Sustainability and Our Social Contract

Denver may be looking a little greener, not just because of legalization, but because we’ve just planted our 500th tree in the Mile High City with the help of Plantit-2020, a non-profit organization specializing in sustainable reforestation. We strongly believe in replenishing what we take, and we feel that it’s important for all businesses, no matter what size, to adhere to the social contract. These first 500 trees were planted in national and state forests north and south of the I-70, between Denver and the western border of Colorado. Over the years, these forests have been denuded from Pine Bark Beetles and wild fires. In 2013, Colorado lost 195,000 acres of forest to wildfires.​

So does this make us sustainable? Absolutely not. According to Chris Laszlo, sustainability expert and managing partner of Sustainable Value Partners, a management consultancy providing environmental strategies that help reduce waste and improve stakeholder value, we are employing a bolt-on strategy, not an embedded one. What this means is that we are not truly sustainable, we’re simply cutting down trees in one part of the planet, and then planting new ones in another. If we were to have an embedded strategy, it might look something like helping the tree farmers better manage their harvesting practices and manage the sustainability of the product all the way through its lifecycle. In order for a company to be sustainable, it must be everyone’s job, not just someone at the top making a few decisions to make the company look good. Sure, it feels good to plant a tree, but this is by no means something we can hang our hat on.

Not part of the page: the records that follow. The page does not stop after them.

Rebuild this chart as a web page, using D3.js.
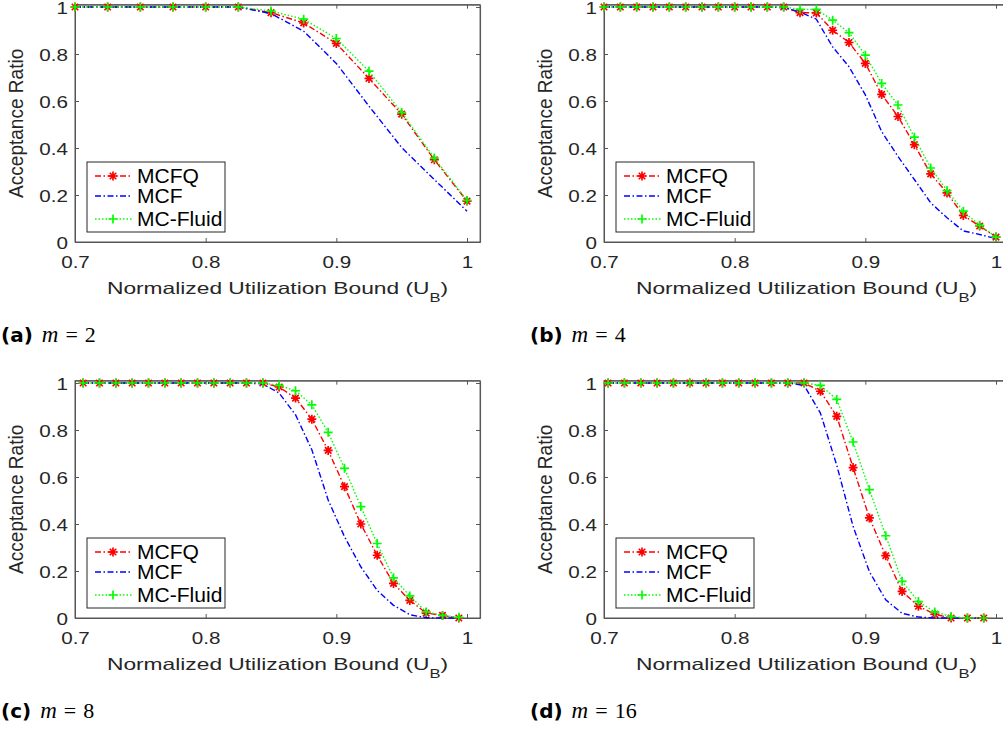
<!DOCTYPE html>
<html><head><meta charset="utf-8">
<script src="https://cdn.jsdelivr.net/npm/d3@7"></script>
<style>
html,body{margin:0;padding:0;background:#fff;}
svg{display:block;}
</style></head>
<body>
<svg id="chart" width="1003" height="735"></svg>
<script>
// ---------- data ----------
const seriesNames = ["MCFQ", "MCF", "MC-Fluid"];
const xTickValues = [0.7, 0.8, 0.9, 1];
const xTickLabels = ["0.7", "0.8", "0.9", "1"];
const yTickValues = [0, 0.2, 0.4, 0.6, 0.8, 1];
const yTickLabels = ["0", "0.2", "0.4", "0.6", "0.8", "1"];
const xLabel = "Normalized Utilization Bound (U";
const xLabelSub = "B";
const yLabel = "Acceptance Ratio";
const captionTags = ["(a)", "(b)", "(c)", "(d)"];
const captionM = ["2", "4", "8", "16"];

// panel (a) m = 2
const xA = [0.7,0.725,0.75,0.775,0.8,0.825,0.85,0.875,0.9,0.925,0.95,0.975,1.0];
const mcfqA  = [1,1,1,1,1,1,0.976,0.932,0.845,0.696,0.544,0.350,0.174];
const mcfA   = [1,1,1,1,1,1,0.972,0.897,0.760,0.578,0.402,0.266,0.131];
const fluidA = [1,1,1,1,1,1,0.983,0.948,0.866,0.727,0.551,0.357,0.177];

// panel (b) m = 4
const xB = [0.7,0.7125,0.725,0.7375,0.75,0.7625,0.775,0.7875,0.8,0.8125,0.825,0.8375,
            0.85,0.8625,0.875,0.8875,0.9,0.9125,0.925,0.9375,0.95,0.9625,0.975,0.9875,1.0];
const mcfqB  = [1,1,1,1,1,1,1,1,1,1,1,1,0.976,0.975,0.901,0.849,0.760,0.628,0.534,0.414,0.290,0.209,0.113,0.068,0.021];
const mcfB   = [1,1,1,1,1,1,1,1,1,1,1,0.997,0.979,0.948,0.830,0.746,0.626,0.470,0.364,0.266,0.167,0.103,0.047,0.032,0.014];
const fluidB = [1,1,1,1,1,1,1,1,1,1,1,1,0.990,0.990,0.944,0.891,0.795,0.675,0.583,0.446,0.315,0.219,0.131,0.071,0.021];

// panel (c) m = 8
const xC = [0.70625,0.71875,0.73125,0.74375,0.75625,0.76875,0.78125,0.79375,0.80625,0.81875,0.83125,0.84375,
            0.85625,0.86875,0.88125,0.89375,0.90625,0.91875,0.93125,0.94375,0.95625,0.96875,0.98125,0.99375];
const mcfqC  = [1,1,1,1,1,1,1,1,1,1,1,1,0.983,0.936,0.846,0.713,0.559,0.400,0.267,0.147,0.075,0.021,0.011,0.0];
const mcfC   = [1,1,1,1,1,1,1,1,1,1,1,0.996,0.957,0.865,0.716,0.502,0.346,0.218,0.118,0.054,0.014,0.001,0,0];
const fluidC = [1,1,1,1,1,1,1,1,1,1,1,1,0.990,0.967,0.907,0.790,0.637,0.474,0.317,0.171,0.094,0.026,0.011,0.003];

// panel (d) m = 16
const xD = [0.703125,0.715625,0.728125,0.740625,0.753125,0.765625,0.778125,0.790625,0.803125,0.815625,0.828125,0.840625,
            0.853125,0.865625,0.878125,0.890625,0.903125,0.915625,0.928125,0.940625,0.953125,0.965625,0.978125,0.990625];
const mcfqD  = [1,1,1,1,1,1,1,1,1,1,1,1,1,0.965,0.858,0.640,0.426,0.265,0.113,0.050,0.016,0,0,0];
const mcfD   = [1,1,1,1,1,1,1,1,1,1,1,1,0.990,0.872,0.650,0.390,0.197,0.077,0.020,0.004,0,0,0,0];
const fluidD = [1,1,1,1,1,1,1,1,1,1,1,1,1,0.990,0.930,0.749,0.546,0.350,0.156,0.070,0.026,0.006,0,0];

const panelData = [
  {x: xA, s: [mcfqA, mcfA, fluidA]},
  {x: xB, s: [mcfqB, mcfB, fluidB]},
  {x: xC, s: [mcfqC, mcfC, fluidC]},
  {x: xD, s: [mcfqD, mcfD, fluidD]}
];

// ---------- layout / style ----------
const layout = [
  {left: 75,  bottom: 242},
  {left: 604, bottom: 242},
  {left: 75,  bottom: 618},
  {left: 604, bottom: 618}
];
const pxPerUnitX = 392 / 0.3;
const pxPerUnitY = 235;
const styles = [
  {color: "#ff0000", dash: "6,2.5,1.5,2.5", marker: "star"},
  {color: "#0000ff", dash: "6,2.5,1.5,2.5", marker: null},
  {color: "#00ff00", dash: "1.5,2", marker: "plus"}
];
const axisColor = "#555";
const FONT = "'Liberation Sans', Arial, Helvetica, sans-serif";

const svg = d3.select("#chart");

function markerPath(type, r) {
  if (type === "plus") return `M${-r},0H${r}M0,${-r}V${r}`;
  const d = r * 0.72;
  return `M${-r},0H${r}M0,${-r}V${r}M${-d},${-d}L${d},${d}M${-d},${d}L${d},${-d}`;
}

panelData.forEach((pd, pi) => {
  const L = layout[pi];
  const x = d3.scaleLinear().domain([0.7, 1.01]).range([L.left, L.left + 0.31 * pxPerUnitX]);
  const y = d3.scaleLinear().domain([0, 1.01]).range([L.bottom, L.bottom - 1.01 * pxPerUnitY]);
  const g = svg.append("g");

  const clipId = "clip" + pi;
  g.append("clipPath").attr("id", clipId).append("rect")
    .attr("x", x(0.7) - 6).attr("y", y(1.01) - 6)
    .attr("width", x(1.01) - x(0.7) + 12).attr("height", y(0) - y(1.01) + 12);

  // box (top/right)
  g.append("rect").attr("x", x(0.7)).attr("y", y(1.01))
    .attr("width", x(1.01) - x(0.7)).attr("height", y(0) - y(1.01))
    .attr("fill", "none").attr("stroke", axisColor).attr("stroke-width", 1);

  // bottom axis
  const xAxis = g.append("g").attr("transform", `translate(0,${y(0)})`)
    .call(d3.axisBottom(x).tickValues(xTickValues).tickSize(-4).tickSizeOuter(0)
      .tickFormat((d, i) => xTickLabels[i]));
  // top axis ticks
  const xAxisTop = g.append("g").attr("transform", `translate(0,${y(1.01)})`)
    .call(d3.axisTop(x).tickValues(xTickValues).tickSize(-4).tickSizeOuter(0).tickFormat(""));
  // left axis
  const yAxis = g.append("g").attr("transform", `translate(${x(0.7)},0)`)
    .call(d3.axisLeft(y).tickValues(yTickValues).tickSize(-4).tickSizeOuter(0)
      .tickFormat((d, i) => yTickLabels[i]));
  // right axis ticks
  const yAxisR = g.append("g").attr("transform", `translate(${x(1.01)},0)`)
    .call(d3.axisRight(y).tickValues(yTickValues).tickSize(-4).tickSizeOuter(0).tickFormat(""));

  [xAxis, xAxisTop, yAxis, yAxisR].forEach(a => {
    a.select(".domain").attr("stroke", axisColor);
    a.selectAll(".tick line").attr("stroke", axisColor);
  });
  xAxis.selectAll(".tick text")
    .attr("font-family", FONT).attr("font-size", 16.5).attr("fill", "#262626")
    .attr("y", 0).attr("dy", 0)
    .attr("transform", "translate(0,26) scale(1.25,1)");
  yAxis.selectAll(".tick text")
    .attr("font-family", FONT).attr("font-size", 16.5).attr("fill", "#262626")
    .attr("x", 0).attr("dy", 0).attr("text-anchor", "end")
    .attr("transform", "translate(-7,6) scale(1.25,1)");

  // axis labels
  const cx = (x(0.7) + x(1.01)) / 2;
  const xl = g.append("text")
    .attr("transform", `translate(${cx},${y(0) + 52}) scale(1.38,1)`)
    .attr("text-anchor", "middle").attr("font-family", FONT).attr("font-size", 16.5).attr("fill", "#262626");
  xl.append("tspan").text(xLabel);
  xl.append("tspan").attr("font-size", 12).attr("dy", 8).text(xLabelSub);
  xl.append("tspan").attr("dy", -8).text(")");

  g.append("text")
    .attr("transform", `translate(${x(0.7) - 52},${(y(0) + y(1.01)) / 2}) rotate(-90) scale(1.12,1.2)`)
    .attr("text-anchor", "middle").attr("font-family", FONT).attr("font-size", 17).attr("fill", "#262626")
    .text(yLabel);

  // series
  const plot = g.append("g").attr("clip-path", `url(#${clipId})`);
  pd.s.forEach((vals, si) => {
    const st = styles[si];
    const pts = pd.x.map((xv, k) => [xv, vals[k]]);
    plot.append("path").datum(pts)
      .attr("d", d3.line().x(d => x(d[0])).y(d => y(d[1])))
      .attr("fill", "none").attr("stroke", st.color).attr("stroke-width", 1.4)
      .attr("stroke-dasharray", st.dash);
    if (st.marker) {
      plot.selectAll(null).data(pts).enter().append("path")
        .attr("transform", d => `translate(${x(d[0])},${y(d[1])})`)
        .attr("d", markerPath(st.marker, 4.5))
        .attr("fill", "none").attr("stroke", st.color).attr("stroke-width", 1.7);
    }
  });

  // legend
  const lx = x(0.7) + 12, ly = y(0) - 80;
  const lg = g.append("g").attr("transform", `translate(${lx},${ly})`);
  lg.append("rect").attr("width", 138).attr("height", 70)
    .attr("fill", "#fff").attr("stroke", "#262626").attr("stroke-width", 1);
  const rowsY = [14, 34, 57];
  seriesNames.forEach((name, si) => {
    const st = styles[si];
    lg.append("line").attr("x1", 8).attr("x2", 45).attr("y1", rowsY[si]).attr("y2", rowsY[si])
      .attr("stroke", st.color).attr("stroke-width", 1.4).attr("stroke-dasharray", st.dash);
    if (st.marker) {
      lg.append("path").attr("transform", `translate(26,${rowsY[si]})`)
        .attr("d", markerPath(st.marker, 4.5))
        .attr("fill", "none").attr("stroke", st.color).attr("stroke-width", 1.7);
    }
    lg.append("text").attr("transform", `translate(50,${rowsY[si] + 7}) scale(1.08,1)`)
      .attr("font-family", FONT).attr("font-size", 19.5).attr("fill", "#000").text(name);
  });

  // caption
  const capX = pi % 2 === 0 ? 1 : 530;
  const capY = y(0) + 100;
  const cap = g.append("text").attr("x", capX).attr("y", capY).attr("font-size", 20).attr("fill", "#000");
  cap.append("tspan").attr("font-family", "'DejaVu Sans', sans-serif").attr("font-weight", "bold").text(captionTags[pi]);
  cap.append("tspan").attr("dx", 9).attr("font-family", "'Liberation Serif', serif").attr("font-style", "italic").attr("font-size", 23).text("m");
  cap.append("tspan").attr("dx", 7).attr("font-family", "'Liberation Serif', serif").attr("font-size", 22).text("=");
  cap.append("tspan").attr("dx", 7).attr("font-family", "'Liberation Serif', serif").attr("font-size", 22).text(captionM[pi]);
});
</script>
</body></html>
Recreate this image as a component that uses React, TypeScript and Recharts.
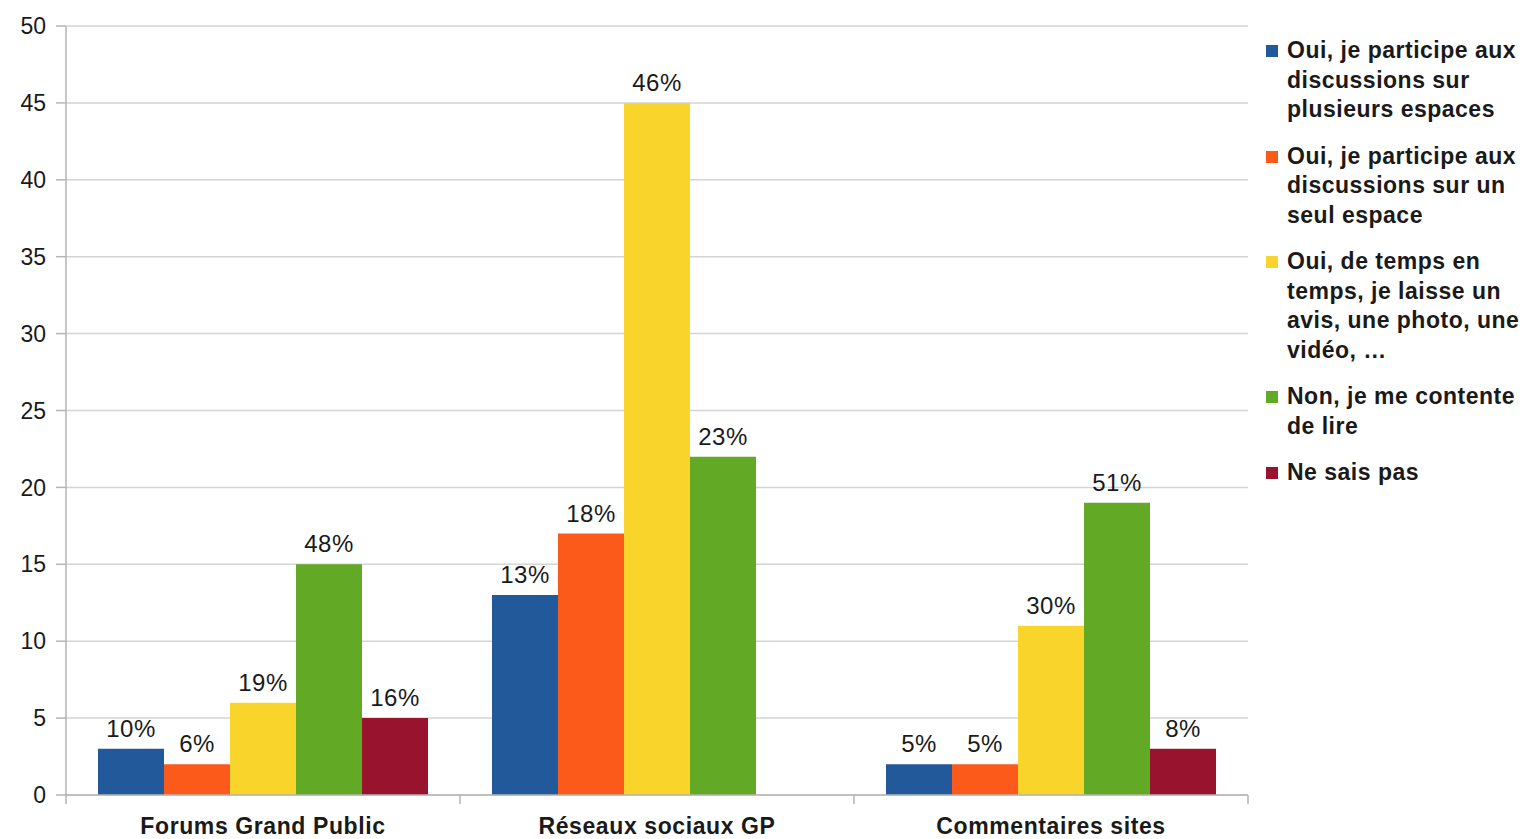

We reuse a lot of packaging from our suppliers to ship materials and products because it saves money and reduces waste, but again, this isn’t a strategy, it’s one very small part of the strategy. We know we have a long way to go to improve the customer experience, but one of the things we want to take into account is understanding what will happen to the packaging when it ultimately ends up in a landfill. Will it stay in our soil for the next 150 years before it begins to start breaking down? Will it gas off poisonous chemicals as it degrades? We’re not trying to greenwash, yet we are trying to develop an embedded approach so that everything we do is better for all stakeholders, not just the shareholders. Easier said than done, but rest assured, it is a priority for us!